The past week has been a busy one for seal pups and volunteers trying to protect them. Seal pup Kitten, who first appeared on Alki Beach last Monday, continues to get desperately-needed rest almost daily along on this bustling westside stretch of shore. He has been spending long days and nights to gather strength to forage, including all day Friday into the night on the very busy area by the volleyball courts. Volunteers spoke to hundreds of curious beach-goers over a more than 12-hour period. Increasingly (and alarmingly) thin, the pup spent yesterday under the watchful eye of volunteers and waterfront residents, sleeping throughout the day on private beach near the Lighthouse. With public access at lower tides and issues with off-leash dogs, a small stretch of the beach was closed to help him rest undisturbed. Thanks to the great homeowners who were passionate about protecting this struggling pup!

Late yesterday afternoon, the hotline received a report of a pup just north of Lincoln Park’s Colman Pool. Responders were on the scene promptly and established a tape perimeter. The small, beautifully marked pup was nicknamed Fudge.

Luckily, we were able to capture a photo of Fudge with a big yawn which showed that all of the teeth have erupted, but some are still on the small size. Teeth are a good indicator of approximate age of a pup and helps us determine whether the pup is still nursing age or on his own. According to WDFW’s marine mammal biologist, after reviewing the photo, the pup is between 3-5 weeks old.
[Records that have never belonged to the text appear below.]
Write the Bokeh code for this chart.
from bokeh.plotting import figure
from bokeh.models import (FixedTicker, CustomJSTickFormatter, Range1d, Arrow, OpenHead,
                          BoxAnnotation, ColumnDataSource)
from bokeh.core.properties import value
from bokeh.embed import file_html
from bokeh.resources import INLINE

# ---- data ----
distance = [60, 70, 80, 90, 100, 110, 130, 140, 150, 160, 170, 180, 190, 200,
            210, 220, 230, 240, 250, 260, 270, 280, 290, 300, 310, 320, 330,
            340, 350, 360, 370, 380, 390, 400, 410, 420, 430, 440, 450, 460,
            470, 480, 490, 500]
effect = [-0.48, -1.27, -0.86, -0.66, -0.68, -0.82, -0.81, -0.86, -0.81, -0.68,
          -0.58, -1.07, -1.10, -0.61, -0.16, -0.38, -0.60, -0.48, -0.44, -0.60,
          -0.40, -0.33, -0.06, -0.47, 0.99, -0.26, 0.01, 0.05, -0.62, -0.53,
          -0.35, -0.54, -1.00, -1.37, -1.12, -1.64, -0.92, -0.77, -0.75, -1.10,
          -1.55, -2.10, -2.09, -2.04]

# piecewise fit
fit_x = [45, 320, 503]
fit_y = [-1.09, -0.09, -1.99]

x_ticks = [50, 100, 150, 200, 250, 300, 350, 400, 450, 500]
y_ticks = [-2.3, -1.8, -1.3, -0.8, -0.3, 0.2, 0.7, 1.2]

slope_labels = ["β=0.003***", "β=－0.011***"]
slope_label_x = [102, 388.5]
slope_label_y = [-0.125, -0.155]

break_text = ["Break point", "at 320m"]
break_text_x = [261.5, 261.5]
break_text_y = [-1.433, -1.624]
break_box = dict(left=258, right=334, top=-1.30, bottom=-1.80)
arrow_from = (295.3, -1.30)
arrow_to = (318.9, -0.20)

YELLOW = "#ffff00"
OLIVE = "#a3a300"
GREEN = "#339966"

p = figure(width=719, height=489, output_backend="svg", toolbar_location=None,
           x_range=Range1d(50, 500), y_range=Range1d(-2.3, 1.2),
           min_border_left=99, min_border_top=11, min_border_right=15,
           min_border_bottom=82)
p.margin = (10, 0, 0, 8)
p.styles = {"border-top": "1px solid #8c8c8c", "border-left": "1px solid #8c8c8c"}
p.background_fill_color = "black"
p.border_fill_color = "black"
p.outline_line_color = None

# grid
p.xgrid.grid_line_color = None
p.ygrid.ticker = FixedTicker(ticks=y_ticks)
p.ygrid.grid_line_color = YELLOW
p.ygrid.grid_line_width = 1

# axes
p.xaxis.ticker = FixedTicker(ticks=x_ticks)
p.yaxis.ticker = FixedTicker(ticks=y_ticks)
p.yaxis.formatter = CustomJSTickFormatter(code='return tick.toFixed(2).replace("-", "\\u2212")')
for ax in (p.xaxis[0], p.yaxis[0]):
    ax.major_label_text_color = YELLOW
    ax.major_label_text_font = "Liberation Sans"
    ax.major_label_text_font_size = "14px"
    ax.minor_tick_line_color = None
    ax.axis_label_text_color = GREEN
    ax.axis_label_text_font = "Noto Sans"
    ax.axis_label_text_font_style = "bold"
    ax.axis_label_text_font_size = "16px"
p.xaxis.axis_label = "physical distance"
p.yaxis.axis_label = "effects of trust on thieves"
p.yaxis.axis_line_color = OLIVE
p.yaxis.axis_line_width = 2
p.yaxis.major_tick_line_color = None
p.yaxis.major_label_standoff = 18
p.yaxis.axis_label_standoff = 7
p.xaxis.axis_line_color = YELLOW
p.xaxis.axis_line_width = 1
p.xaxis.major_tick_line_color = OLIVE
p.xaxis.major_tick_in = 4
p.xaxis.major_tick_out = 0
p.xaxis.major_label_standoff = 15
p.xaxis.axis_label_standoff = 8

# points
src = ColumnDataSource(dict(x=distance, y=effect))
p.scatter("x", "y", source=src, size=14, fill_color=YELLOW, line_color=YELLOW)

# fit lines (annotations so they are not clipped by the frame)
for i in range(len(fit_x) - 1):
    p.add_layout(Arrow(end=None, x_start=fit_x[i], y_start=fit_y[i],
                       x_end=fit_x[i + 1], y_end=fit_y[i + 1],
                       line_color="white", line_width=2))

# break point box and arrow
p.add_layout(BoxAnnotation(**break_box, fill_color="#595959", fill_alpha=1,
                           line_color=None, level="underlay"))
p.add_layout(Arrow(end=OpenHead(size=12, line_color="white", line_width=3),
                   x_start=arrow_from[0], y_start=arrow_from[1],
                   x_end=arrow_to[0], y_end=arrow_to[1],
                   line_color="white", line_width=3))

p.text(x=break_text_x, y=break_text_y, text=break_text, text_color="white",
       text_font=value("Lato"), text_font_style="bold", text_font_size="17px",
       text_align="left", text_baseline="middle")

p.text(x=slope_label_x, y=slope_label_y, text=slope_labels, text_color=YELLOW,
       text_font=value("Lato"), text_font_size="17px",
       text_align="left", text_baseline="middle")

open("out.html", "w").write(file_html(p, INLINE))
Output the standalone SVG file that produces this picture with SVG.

Since pups can be weaned at 4 weeks, the jury is still out on Fudge - perhaps mom is still in the picture; however, the pup is a bit thinner than we’d like to see for one who is potentially still nursing. Fudge entertained people throughout the afternoon into the evening as he stretched and yawned close to the walking path. Volunteers put in many long hours ensuring he was safe.

PUPDATE 9/3/13
We are so sad to report that Kitten was found dead on private beach yesterday morning and transported for necropsy by WDFW-MMI in Lakewood. The female pup weighed only 7.9 kg with a .3 cm blubber thickness. A normal thickness for robust pup is between 2.5 and 3 cm. She was suffering from gastroenteritis.